Cathay is set to join Thai Airways and Garuda Indonesia as one of a handful of publicly traded airlines in the Asia-Pacific region to lose money this year, as rivals from mainland China, India, Australia and beyond perform strongly.
Analysts had forecast last year to be the worst for Cathay as it executed a major restructuring of the business which has so far led to 600 job losses. The changes were supposed to save HK$4 billion.
Paul Yong, vice-president of equity research at DBS Bank, said: “The bright spots would be from the cargo business and the contribution from associates like Air China. But we do expect the core business to show a loss. The market will want to see a clearer sign of that turning around.”
Bad bets on fuel hedging, which have been a major factor pushing Cathay into the red, will continue to hurt the airline, Yong said.
And beyond the large losses, market watchers will be closely monitoring whether passenger yield – a measure of how much passengers pay for a ticket – has stopped declining.

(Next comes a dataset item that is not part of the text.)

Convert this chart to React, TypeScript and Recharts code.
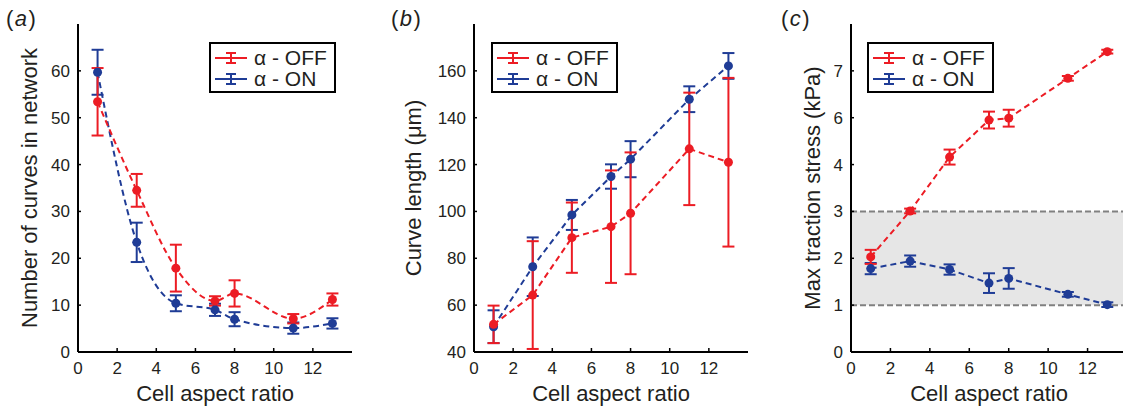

Running costs will be scrutinised as a gauge of how the restructuring is going, and of how the exercise is likely to translate into 2018 and 2019 earnings.
“The industry sentiment is pretty good. People expect 2017 to have been the weak year and a recovery to emerge going forward,” transport analyst Kelvin Lau, from Daiwa Capital Markets, said. “The future depends most importantly on guidance. Most people have high expectations for a recovery in 2018.”
Shares in Cathay have risen 10 per cent in the year to date. Yong said that was a reflection of a more positive macroeconomic outlook for the global economy, which Cathay stands to benefit from as corporations fill business-class seats and send more cargo.
The share price rise still trails those of mainland competitors, however, which have seen gains of up to 25 per cent.
Staff costs are expected to fall after the restructuring. More cuts are likely on top of the 600 staff already axed, as overseas roles are reviewed.
But one of the biggest potential cost savings has yet to be realised – that from pilot pay and benefits. Efforts to adjust salaries and perks stalled last year, leaving management and unions at an impasse, but talks may restart by next month following a six-month pause.
The airline hopes savings from air crew costs will amount to 25 per cent of overall cost reductions in the restructuring process. But Cathay has faced discontent among cabin crew at its Asia-focused Cathay Dragon unit. The staff union last week demanded a 4 per cent pay hike.
Cathay Pacific and sister airline Cathay Dragon operate 175 passenger aircraft and 20 freight planes to almost 200 destinations in 49 countries and territories. They carried 34.8 million travellers last year. Air Hong Kong has a fleet of 13 aircraft flying to 13 cities.